▸ Information shown:
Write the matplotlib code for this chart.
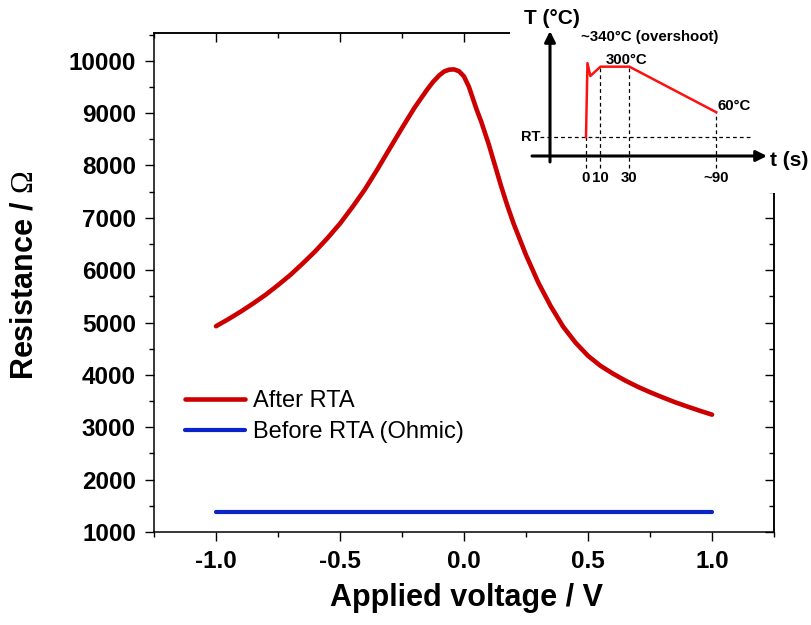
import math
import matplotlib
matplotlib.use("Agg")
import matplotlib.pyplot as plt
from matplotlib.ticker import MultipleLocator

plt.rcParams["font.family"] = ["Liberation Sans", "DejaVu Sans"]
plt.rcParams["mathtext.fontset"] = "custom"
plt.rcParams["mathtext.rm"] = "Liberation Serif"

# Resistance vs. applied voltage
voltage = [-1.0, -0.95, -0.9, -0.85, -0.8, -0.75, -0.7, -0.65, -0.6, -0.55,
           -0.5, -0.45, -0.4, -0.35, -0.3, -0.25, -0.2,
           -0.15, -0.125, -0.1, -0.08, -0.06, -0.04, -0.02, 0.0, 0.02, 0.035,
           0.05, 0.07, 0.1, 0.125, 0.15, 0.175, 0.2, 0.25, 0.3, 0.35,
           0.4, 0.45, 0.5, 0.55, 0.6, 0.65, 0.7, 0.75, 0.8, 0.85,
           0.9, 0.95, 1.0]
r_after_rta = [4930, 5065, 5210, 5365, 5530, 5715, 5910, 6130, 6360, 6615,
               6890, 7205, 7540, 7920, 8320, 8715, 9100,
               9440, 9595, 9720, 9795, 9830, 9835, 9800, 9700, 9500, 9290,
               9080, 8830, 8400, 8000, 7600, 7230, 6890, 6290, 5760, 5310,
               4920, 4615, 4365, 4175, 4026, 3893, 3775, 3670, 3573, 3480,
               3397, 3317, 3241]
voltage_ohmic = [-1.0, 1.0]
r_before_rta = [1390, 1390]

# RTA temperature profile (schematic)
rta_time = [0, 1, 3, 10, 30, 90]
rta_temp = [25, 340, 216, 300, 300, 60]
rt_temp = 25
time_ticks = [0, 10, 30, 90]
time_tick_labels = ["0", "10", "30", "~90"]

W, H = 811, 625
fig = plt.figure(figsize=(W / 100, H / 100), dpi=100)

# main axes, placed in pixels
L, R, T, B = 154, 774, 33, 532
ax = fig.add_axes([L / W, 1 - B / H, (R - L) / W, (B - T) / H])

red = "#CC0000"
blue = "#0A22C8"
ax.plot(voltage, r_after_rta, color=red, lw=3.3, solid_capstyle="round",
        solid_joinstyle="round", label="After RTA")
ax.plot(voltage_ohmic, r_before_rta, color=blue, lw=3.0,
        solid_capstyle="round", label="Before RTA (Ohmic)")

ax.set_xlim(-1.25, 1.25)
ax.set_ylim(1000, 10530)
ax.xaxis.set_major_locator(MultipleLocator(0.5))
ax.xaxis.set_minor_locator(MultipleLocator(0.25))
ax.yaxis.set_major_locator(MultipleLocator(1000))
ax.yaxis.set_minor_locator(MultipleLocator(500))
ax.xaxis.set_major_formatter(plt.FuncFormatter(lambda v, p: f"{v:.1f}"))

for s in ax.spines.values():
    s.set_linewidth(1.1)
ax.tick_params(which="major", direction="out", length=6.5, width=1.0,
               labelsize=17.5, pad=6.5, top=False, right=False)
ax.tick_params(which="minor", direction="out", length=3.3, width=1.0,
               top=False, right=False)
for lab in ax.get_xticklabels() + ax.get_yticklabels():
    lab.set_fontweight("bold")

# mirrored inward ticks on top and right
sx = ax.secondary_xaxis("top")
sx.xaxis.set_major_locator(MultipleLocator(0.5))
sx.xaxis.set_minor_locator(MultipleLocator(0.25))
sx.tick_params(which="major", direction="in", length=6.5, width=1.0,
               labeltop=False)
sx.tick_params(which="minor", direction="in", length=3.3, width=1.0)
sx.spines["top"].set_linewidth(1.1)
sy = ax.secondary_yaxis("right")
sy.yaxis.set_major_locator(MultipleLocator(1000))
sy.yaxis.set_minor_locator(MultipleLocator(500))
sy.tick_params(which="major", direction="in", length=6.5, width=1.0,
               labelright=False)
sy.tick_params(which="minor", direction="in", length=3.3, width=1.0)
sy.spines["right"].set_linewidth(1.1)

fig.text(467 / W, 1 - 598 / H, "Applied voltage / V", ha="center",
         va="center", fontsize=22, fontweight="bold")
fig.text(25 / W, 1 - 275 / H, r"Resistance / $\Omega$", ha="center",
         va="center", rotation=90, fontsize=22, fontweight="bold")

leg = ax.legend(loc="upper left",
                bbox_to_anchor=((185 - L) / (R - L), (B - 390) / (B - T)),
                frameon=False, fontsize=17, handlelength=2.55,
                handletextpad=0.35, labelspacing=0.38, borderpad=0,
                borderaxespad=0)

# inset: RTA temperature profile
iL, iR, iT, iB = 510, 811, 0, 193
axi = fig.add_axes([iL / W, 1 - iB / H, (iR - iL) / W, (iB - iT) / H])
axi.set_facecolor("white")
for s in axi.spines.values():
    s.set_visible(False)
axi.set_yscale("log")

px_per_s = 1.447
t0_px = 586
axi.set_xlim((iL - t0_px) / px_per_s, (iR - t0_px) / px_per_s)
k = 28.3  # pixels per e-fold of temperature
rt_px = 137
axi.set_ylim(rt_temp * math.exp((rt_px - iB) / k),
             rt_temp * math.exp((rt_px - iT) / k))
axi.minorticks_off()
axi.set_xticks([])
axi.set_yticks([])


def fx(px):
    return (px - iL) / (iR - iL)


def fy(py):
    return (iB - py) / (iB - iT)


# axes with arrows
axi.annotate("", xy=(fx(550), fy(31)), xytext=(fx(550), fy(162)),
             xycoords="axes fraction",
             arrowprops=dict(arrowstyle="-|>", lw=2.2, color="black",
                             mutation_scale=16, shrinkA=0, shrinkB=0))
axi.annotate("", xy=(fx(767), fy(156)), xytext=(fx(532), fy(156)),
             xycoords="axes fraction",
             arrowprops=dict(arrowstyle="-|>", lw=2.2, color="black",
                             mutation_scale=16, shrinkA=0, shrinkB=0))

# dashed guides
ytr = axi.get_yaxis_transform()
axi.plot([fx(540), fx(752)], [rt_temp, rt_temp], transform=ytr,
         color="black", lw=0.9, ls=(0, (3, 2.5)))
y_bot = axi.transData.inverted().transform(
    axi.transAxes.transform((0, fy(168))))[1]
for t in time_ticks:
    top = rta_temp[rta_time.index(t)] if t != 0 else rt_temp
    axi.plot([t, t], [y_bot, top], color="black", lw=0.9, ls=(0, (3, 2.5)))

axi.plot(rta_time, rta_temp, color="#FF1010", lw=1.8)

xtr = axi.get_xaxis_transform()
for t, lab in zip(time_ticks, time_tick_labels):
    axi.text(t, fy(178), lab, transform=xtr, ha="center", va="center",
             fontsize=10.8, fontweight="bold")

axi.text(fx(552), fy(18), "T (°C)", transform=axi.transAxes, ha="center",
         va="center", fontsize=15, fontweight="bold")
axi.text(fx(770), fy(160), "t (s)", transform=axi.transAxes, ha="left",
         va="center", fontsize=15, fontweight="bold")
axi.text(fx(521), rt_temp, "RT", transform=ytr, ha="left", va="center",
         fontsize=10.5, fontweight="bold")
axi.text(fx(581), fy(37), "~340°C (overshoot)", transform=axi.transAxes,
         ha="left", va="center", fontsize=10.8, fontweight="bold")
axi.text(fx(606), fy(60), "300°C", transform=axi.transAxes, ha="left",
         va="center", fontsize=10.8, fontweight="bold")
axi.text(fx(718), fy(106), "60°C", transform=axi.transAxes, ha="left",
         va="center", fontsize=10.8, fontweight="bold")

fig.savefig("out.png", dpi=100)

▸ Stated problem: Retype everything in the material word for word, minus pictures.

▸ Solved problem:
Write the matplotlib code for this chart.
import math
import matplotlib
matplotlib.use("Agg")
import matplotlib.pyplot as plt
from matplotlib.ticker import MultipleLocator

plt.rcParams["font.family"] = ["Liberation Sans", "DejaVu Sans"]
plt.rcParams["mathtext.fontset"] = "custom"
plt.rcParams["mathtext.rm"] = "Liberation Serif"

# Resistance vs. applied voltage
voltage = [-1.0, -0.95, -0.9, -0.85, -0.8, -0.75, -0.7, -0.65, -0.6, -0.55,
           -0.5, -0.45, -0.4, -0.35, -0.3, -0.25, -0.2,
           -0.15, -0.125, -0.1, -0.08, -0.06, -0.04, -0.02, 0.0, 0.02, 0.035,
           0.05, 0.07, 0.1, 0.125, 0.15, 0.175, 0.2, 0.25, 0.3, 0.35,
           0.4, 0.45, 0.5, 0.55, 0.6, 0.65, 0.7, 0.75, 0.8, 0.85,
           0.9, 0.95, 1.0]
r_after_rta = [4930, 5065, 5210, 5365, 5530, 5715, 5910, 6130, 6360, 6615,
               6890, 7205, 7540, 7920, 8320, 8715, 9100,
               9440, 9595, 9720, 9795, 9830, 9835, 9800, 9700, 9500, 9290,
               9080, 8830, 8400, 8000, 7600, 7230, 6890, 6290, 5760, 5310,
               4920, 4615, 4365, 4175, 4026, 3893, 3775, 3670, 3573, 3480,
               3397, 3317, 3241]
voltage_ohmic = [-1.0, 1.0]
r_before_rta = [1390, 1390]

# RTA temperature profile (schematic)
rta_time = [0, 1, 3, 10, 30, 90]
rta_temp = [25, 340, 216, 300, 300, 60]
rt_temp = 25
time_ticks = [0, 10, 30, 90]
time_tick_labels = ["0", "10", "30", "~90"]

W, H = 811, 625
fig = plt.figure(figsize=(W / 100, H / 100), dpi=100)

# main axes, placed in pixels
L, R, T, B = 154, 774, 33, 532
ax = fig.add_axes([L / W, 1 - B / H, (R - L) / W, (B - T) / H])

red = "#CC0000"
blue = "#0A22C8"
ax.plot(voltage, r_after_rta, color=red, lw=3.3, solid_capstyle="round",
        solid_joinstyle="round", label="After RTA")
ax.plot(voltage_ohmic, r_before_rta, color=blue, lw=3.0,
        solid_capstyle="round", label="Before RTA (Ohmic)")

ax.set_xlim(-1.25, 1.25)
ax.set_ylim(1000, 10530)
ax.xaxis.set_major_locator(MultipleLocator(0.5))
ax.xaxis.set_minor_locator(MultipleLocator(0.25))
ax.yaxis.set_major_locator(MultipleLocator(1000))
ax.yaxis.set_minor_locator(MultipleLocator(500))
ax.xaxis.set_major_formatter(plt.FuncFormatter(lambda v, p: f"{v:.1f}"))

for s in ax.spines.values():
    s.set_linewidth(1.1)
ax.tick_params(which="major", direction="out", length=6.5, width=1.0,
               labelsize=17.5, pad=6.5, top=False, right=False)
ax.tick_params(which="minor", direction="out", length=3.3, width=1.0,
               top=False, right=False)
for lab in ax.get_xticklabels() + ax.get_yticklabels():
    lab.set_fontweight("bold")

# mirrored inward ticks on top and right
sx = ax.secondary_xaxis("top")
sx.xaxis.set_major_locator(MultipleLocator(0.5))
sx.xaxis.set_minor_locator(MultipleLocator(0.25))
sx.tick_params(which="major", direction="in", length=6.5, width=1.0,
               labeltop=False)
sx.tick_params(which="minor", direction="in", length=3.3, width=1.0)
sx.spines["top"].set_linewidth(1.1)
sy = ax.secondary_yaxis("right")
sy.yaxis.set_major_locator(MultipleLocator(1000))
sy.yaxis.set_minor_locator(MultipleLocator(500))
sy.tick_params(which="major", direction="in", length=6.5, width=1.0,
               labelright=False)
sy.tick_params(which="minor", direction="in", length=3.3, width=1.0)
sy.spines["right"].set_linewidth(1.1)

fig.text(467 / W, 1 - 598 / H, "Applied voltage / V", ha="center",
         va="center", fontsize=22, fontweight="bold")
fig.text(25 / W, 1 - 275 / H, r"Resistance / $\Omega$", ha="center",
         va="center", rotation=90, fontsize=22, fontweight="bold")

leg = ax.legend(loc="upper left",
                bbox_to_anchor=((185 - L) / (R - L), (B - 390) / (B - T)),
                frameon=False, fontsize=17, handlelength=2.55,
                handletextpad=0.35, labelspacing=0.38, borderpad=0,
                borderaxespad=0)

# inset: RTA temperature profile
iL, iR, iT, iB = 510, 811, 0, 193
axi = fig.add_axes([iL / W, 1 - iB / H, (iR - iL) / W, (iB - iT) / H])
axi.set_facecolor("white")
for s in axi.spines.values():
    s.set_visible(False)
axi.set_yscale("log")

px_per_s = 1.447
t0_px = 586
axi.set_xlim((iL - t0_px) / px_per_s, (iR - t0_px) / px_per_s)
k = 28.3  # pixels per e-fold of temperature
rt_px = 137
axi.set_ylim(rt_temp * math.exp((rt_px - iB) / k),
             rt_temp * math.exp((rt_px - iT) / k))
axi.minorticks_off()
axi.set_xticks([])
axi.set_yticks([])


def fx(px):
    return (px - iL) / (iR - iL)


def fy(py):
    return (iB - py) / (iB - iT)


# axes with arrows
axi.annotate("", xy=(fx(550), fy(31)), xytext=(fx(550), fy(162)),
             xycoords="axes fraction",
             arrowprops=dict(arrowstyle="-|>", lw=2.2, color="black",
                             mutation_scale=16, shrinkA=0, shrinkB=0))
axi.annotate("", xy=(fx(767), fy(156)), xytext=(fx(532), fy(156)),
             xycoords="axes fraction",
             arrowprops=dict(arrowstyle="-|>", lw=2.2, color="black",
                             mutation_scale=16, shrinkA=0, shrinkB=0))

# dashed guides
ytr = axi.get_yaxis_transform()
axi.plot([fx(540), fx(752)], [rt_temp, rt_temp], transform=ytr,
         color="black", lw=0.9, ls=(0, (3, 2.5)))
y_bot = axi.transData.inverted().transform(
    axi.transAxes.transform((0, fy(168))))[1]
for t in time_ticks:
    top = rta_temp[rta_time.index(t)] if t != 0 else rt_temp
    axi.plot([t, t], [y_bot, top], color="black", lw=0.9, ls=(0, (3, 2.5)))

axi.plot(rta_time, rta_temp, color="#FF1010", lw=1.8)

xtr = axi.get_xaxis_transform()
for t, lab in zip(time_ticks, time_tick_labels):
    axi.text(t, fy(178), lab, transform=xtr, ha="center", va="center",
             fontsize=10.8, fontweight="bold")

axi.text(fx(552), fy(18), "T (°C)", transform=axi.transAxes, ha="center",
         va="center", fontsize=15, fontweight="bold")
axi.text(fx(770), fy(160), "t (s)", transform=axi.transAxes, ha="left",
         va="center", fontsize=15, fontweight="bold")
axi.text(fx(521), rt_temp, "RT", transform=ytr, ha="left", va="center",
         fontsize=10.5, fontweight="bold")
axi.text(fx(581), fy(37), "~340°C (overshoot)", transform=axi.transAxes,
         ha="left", va="center", fontsize=10.8, fontweight="bold")
axi.text(fx(606), fy(60), "300°C", transform=axi.transAxes, ha="left",
         va="center", fontsize=10.8, fontweight="bold")
axi.text(fx(718), fy(106), "60°C", transform=axi.transAxes, ha="left",
         va="center", fontsize=10.8, fontweight="bold")

fig.savefig("out.png", dpi=100)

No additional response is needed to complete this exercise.